[start]

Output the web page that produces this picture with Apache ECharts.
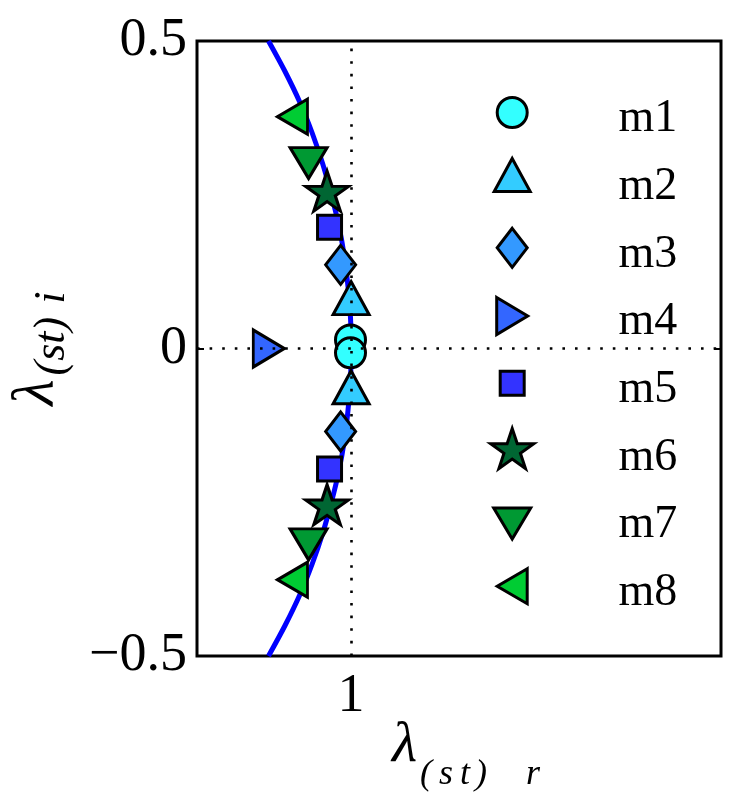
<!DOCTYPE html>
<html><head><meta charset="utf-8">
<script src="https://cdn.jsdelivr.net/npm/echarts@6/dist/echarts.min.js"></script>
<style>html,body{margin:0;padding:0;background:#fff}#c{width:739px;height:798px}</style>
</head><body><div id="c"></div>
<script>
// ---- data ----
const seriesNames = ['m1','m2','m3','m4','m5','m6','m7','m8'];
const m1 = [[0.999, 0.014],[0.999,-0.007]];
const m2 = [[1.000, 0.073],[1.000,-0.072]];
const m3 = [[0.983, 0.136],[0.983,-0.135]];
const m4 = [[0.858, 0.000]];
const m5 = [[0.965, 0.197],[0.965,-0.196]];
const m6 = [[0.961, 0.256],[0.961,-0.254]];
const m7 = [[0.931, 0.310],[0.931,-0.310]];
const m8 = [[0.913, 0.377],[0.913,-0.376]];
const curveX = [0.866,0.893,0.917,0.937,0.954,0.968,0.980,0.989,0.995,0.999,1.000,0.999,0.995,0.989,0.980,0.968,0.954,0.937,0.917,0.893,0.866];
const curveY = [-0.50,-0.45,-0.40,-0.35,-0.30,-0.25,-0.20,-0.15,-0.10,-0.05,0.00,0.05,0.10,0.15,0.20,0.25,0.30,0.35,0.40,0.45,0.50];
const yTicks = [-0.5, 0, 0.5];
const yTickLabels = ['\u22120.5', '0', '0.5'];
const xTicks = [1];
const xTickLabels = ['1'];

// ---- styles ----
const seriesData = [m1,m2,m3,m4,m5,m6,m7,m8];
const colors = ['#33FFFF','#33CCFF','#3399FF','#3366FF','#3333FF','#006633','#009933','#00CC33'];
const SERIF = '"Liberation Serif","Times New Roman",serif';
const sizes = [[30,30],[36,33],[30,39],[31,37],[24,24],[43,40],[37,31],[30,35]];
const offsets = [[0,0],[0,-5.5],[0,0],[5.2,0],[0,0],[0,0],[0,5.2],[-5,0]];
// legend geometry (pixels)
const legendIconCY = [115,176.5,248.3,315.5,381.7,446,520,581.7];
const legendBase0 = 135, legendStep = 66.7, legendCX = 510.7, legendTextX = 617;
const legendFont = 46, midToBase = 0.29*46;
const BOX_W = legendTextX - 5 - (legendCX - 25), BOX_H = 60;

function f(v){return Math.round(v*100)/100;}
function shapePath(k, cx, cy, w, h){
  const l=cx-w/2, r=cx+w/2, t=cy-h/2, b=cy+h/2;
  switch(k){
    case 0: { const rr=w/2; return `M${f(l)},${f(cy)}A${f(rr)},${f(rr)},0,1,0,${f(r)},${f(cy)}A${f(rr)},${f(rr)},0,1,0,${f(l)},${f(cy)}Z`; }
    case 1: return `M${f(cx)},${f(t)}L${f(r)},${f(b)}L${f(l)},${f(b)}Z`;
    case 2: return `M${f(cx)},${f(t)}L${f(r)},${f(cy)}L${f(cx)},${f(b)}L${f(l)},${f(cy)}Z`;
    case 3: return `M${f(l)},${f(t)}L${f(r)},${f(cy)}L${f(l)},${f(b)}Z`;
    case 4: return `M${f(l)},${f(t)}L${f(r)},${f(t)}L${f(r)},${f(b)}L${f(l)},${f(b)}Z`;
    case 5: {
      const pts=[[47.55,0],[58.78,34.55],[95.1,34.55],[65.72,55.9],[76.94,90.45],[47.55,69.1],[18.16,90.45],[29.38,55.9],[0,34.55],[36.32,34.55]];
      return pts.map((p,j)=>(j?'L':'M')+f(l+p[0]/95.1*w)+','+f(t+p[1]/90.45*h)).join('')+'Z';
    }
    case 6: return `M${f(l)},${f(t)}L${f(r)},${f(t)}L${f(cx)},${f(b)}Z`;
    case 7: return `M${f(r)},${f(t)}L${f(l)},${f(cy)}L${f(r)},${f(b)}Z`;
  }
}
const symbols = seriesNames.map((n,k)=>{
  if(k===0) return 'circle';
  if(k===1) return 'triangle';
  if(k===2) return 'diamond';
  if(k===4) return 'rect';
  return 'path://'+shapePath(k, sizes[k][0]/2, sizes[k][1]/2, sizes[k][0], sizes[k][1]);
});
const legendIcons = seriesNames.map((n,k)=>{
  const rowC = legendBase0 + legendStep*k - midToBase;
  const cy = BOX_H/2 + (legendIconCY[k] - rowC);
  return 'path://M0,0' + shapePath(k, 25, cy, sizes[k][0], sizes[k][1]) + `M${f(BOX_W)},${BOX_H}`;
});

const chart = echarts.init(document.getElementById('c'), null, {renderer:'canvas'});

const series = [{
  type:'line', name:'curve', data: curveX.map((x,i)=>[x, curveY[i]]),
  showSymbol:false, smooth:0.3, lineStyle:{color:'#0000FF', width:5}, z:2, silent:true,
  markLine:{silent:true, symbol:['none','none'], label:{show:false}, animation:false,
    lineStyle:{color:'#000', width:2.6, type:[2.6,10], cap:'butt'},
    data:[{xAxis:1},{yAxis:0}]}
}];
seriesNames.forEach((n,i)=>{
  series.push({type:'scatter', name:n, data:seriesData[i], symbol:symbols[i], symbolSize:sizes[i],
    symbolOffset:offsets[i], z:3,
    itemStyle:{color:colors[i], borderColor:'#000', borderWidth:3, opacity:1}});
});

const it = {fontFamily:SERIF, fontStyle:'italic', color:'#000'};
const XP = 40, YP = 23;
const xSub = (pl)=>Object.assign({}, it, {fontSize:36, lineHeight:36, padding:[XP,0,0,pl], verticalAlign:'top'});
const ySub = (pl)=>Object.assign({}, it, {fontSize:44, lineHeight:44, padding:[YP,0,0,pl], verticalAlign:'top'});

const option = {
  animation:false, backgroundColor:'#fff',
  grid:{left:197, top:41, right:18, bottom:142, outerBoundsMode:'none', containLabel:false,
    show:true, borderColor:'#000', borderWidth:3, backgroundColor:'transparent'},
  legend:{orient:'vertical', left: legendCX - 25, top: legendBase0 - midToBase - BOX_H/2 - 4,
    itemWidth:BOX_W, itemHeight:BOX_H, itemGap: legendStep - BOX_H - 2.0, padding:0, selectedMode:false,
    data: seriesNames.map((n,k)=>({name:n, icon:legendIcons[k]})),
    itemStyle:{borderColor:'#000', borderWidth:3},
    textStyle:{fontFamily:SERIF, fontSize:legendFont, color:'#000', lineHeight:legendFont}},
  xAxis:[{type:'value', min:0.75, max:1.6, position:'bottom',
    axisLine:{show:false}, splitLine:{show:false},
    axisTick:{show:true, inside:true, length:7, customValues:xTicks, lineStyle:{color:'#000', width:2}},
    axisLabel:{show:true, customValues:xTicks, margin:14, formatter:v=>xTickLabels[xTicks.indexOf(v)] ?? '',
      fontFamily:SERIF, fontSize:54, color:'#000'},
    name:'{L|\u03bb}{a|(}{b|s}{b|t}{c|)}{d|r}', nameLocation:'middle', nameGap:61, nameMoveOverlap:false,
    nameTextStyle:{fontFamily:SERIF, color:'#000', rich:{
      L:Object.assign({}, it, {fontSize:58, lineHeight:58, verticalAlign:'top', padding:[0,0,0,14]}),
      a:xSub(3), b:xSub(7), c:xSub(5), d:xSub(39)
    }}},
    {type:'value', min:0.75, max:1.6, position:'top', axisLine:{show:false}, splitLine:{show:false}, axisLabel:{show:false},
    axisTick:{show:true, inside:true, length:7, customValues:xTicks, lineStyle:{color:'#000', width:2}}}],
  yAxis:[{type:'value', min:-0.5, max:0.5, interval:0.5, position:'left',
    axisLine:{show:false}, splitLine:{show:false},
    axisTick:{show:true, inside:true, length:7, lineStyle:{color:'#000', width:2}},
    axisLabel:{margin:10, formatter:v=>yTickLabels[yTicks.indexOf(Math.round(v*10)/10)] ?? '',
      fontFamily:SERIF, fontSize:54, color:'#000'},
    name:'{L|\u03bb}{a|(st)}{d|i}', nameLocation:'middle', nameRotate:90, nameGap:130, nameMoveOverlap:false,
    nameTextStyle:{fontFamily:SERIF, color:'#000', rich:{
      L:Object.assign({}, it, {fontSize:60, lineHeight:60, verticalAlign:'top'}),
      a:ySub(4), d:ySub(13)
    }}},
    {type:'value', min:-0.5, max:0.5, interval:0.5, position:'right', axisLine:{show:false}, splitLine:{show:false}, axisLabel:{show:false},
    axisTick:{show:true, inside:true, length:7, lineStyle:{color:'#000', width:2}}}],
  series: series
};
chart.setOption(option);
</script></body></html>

[end]

■ WHAT TO PRODUCE: Skip every picture and return the lines above from the top through the one that contains "const xTickLabels = ['1'];".

■ FINAL ANSWER:
Output the web page that produces this picture with Apache ECharts.
<!DOCTYPE html>
<html><head><meta charset="utf-8">
<script src="https://cdn.jsdelivr.net/npm/echarts@6/dist/echarts.min.js"></script>
<style>html,body{margin:0;padding:0;background:#fff}#c{width:739px;height:798px}</style>
</head><body><div id="c"></div>
<script>
// ---- data ----
const seriesNames = ['m1','m2','m3','m4','m5','m6','m7','m8'];
const m1 = [[0.999, 0.014],[0.999,-0.007]];
const m2 = [[1.000, 0.073],[1.000,-0.072]];
const m3 = [[0.983, 0.136],[0.983,-0.135]];
const m4 = [[0.858, 0.000]];
const m5 = [[0.965, 0.197],[0.965,-0.196]];
const m6 = [[0.961, 0.256],[0.961,-0.254]];
const m7 = [[0.931, 0.310],[0.931,-0.310]];
const m8 = [[0.913, 0.377],[0.913,-0.376]];
const curveX = [0.866,0.893,0.917,0.937,0.954,0.968,0.980,0.989,0.995,0.999,1.000,0.999,0.995,0.989,0.980,0.968,0.954,0.937,0.917,0.893,0.866];
const curveY = [-0.50,-0.45,-0.40,-0.35,-0.30,-0.25,-0.20,-0.15,-0.10,-0.05,0.00,0.05,0.10,0.15,0.20,0.25,0.30,0.35,0.40,0.45,0.50];
const yTicks = [-0.5, 0, 0.5];
const yTickLabels = ['\u22120.5', '0', '0.5'];
const xTicks = [1];
const xTickLabels = ['1'];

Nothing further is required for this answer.